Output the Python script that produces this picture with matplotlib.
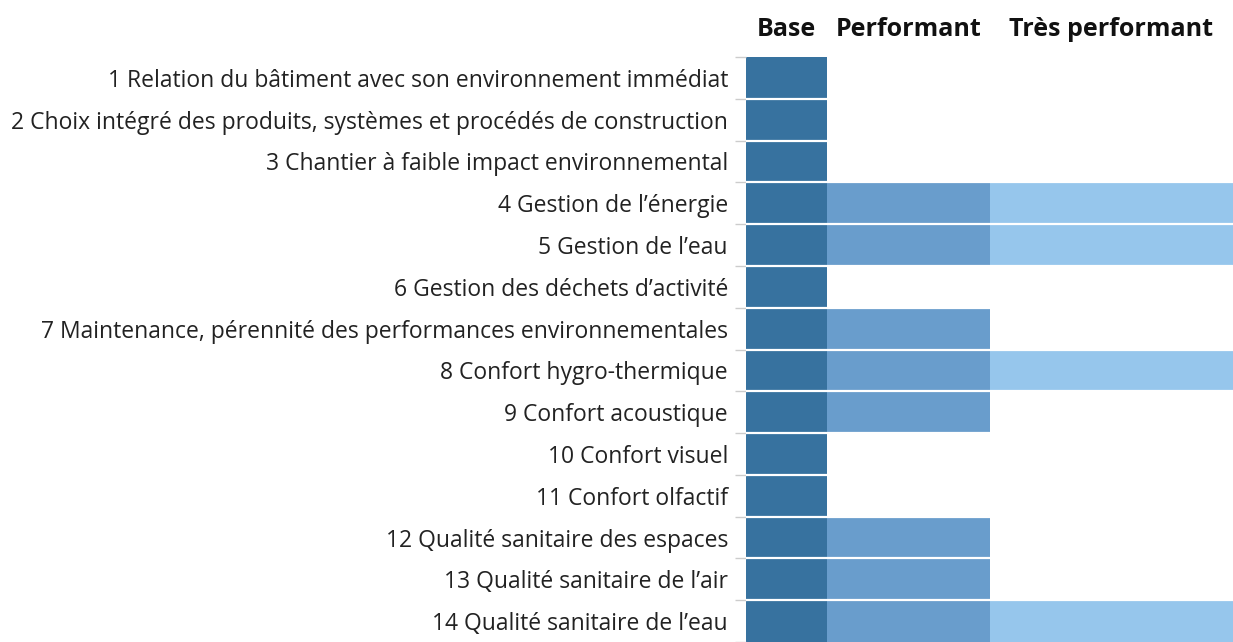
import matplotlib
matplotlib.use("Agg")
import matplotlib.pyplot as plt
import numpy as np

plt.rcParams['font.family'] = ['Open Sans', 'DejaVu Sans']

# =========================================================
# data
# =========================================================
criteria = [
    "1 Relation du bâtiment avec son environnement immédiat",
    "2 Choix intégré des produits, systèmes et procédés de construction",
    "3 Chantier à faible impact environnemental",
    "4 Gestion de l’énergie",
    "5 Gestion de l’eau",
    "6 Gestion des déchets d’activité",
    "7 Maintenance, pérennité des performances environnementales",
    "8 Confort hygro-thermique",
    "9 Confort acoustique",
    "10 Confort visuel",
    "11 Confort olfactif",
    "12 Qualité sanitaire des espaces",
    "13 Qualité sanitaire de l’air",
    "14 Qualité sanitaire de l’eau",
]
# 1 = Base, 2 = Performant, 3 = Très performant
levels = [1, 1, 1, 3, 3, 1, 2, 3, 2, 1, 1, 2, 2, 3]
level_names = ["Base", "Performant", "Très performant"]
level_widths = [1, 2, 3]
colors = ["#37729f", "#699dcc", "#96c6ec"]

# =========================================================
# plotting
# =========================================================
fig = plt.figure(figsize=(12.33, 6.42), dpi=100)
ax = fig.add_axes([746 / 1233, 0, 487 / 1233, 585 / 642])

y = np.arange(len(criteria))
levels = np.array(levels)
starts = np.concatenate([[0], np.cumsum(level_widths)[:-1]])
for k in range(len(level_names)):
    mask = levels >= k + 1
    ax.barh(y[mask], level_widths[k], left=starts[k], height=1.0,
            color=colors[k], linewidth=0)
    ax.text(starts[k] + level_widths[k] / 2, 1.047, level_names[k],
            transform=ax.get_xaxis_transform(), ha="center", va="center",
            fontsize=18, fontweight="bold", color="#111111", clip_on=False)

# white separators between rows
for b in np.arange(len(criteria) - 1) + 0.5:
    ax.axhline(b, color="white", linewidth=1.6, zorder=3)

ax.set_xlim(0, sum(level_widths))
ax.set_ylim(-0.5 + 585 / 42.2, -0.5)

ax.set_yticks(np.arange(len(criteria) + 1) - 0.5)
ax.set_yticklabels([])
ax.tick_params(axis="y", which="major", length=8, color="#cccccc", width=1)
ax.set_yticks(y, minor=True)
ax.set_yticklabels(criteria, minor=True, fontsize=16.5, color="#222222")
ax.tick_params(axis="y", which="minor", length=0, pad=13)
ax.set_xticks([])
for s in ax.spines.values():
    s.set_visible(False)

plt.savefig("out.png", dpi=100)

## Set problem
Transcribe the opening line of the listing above, please, and every line after it through the line with "ax = fig.add_axes([746", word for word, without pictures.

## Result of this task
Output the Python script that produces this picture with matplotlib.
import matplotlib
matplotlib.use("Agg")
import matplotlib.pyplot as plt
import numpy as np

plt.rcParams['font.family'] = ['Open Sans', 'DejaVu Sans']

# =========================================================
# data
# =========================================================
criteria = [
    "1 Relation du bâtiment avec son environnement immédiat",
    "2 Choix intégré des produits, systèmes et procédés de construction",
    "3 Chantier à faible impact environnemental",
    "4 Gestion de l’énergie",
    "5 Gestion de l’eau",
    "6 Gestion des déchets d’activité",
    "7 Maintenance, pérennité des performances environnementales",
    "8 Confort hygro-thermique",
    "9 Confort acoustique",
    "10 Confort visuel",
    "11 Confort olfactif",
    "12 Qualité sanitaire des espaces",
    "13 Qualité sanitaire de l’air",
    "14 Qualité sanitaire de l’eau",
]
# 1 = Base, 2 = Performant, 3 = Très performant
levels = [1, 1, 1, 3, 3, 1, 2, 3, 2, 1, 1, 2, 2, 3]
level_names = ["Base", "Performant", "Très performant"]
level_widths = [1, 2, 3]
colors = ["#37729f", "#699dcc", "#96c6ec"]

# =========================================================
# plotting
# =========================================================
fig = plt.figure(figsize=(12.33, 6.42), dpi=100)
ax = fig.add_axes([746 / 1233, 0, 487 / 1233, 585 / 642])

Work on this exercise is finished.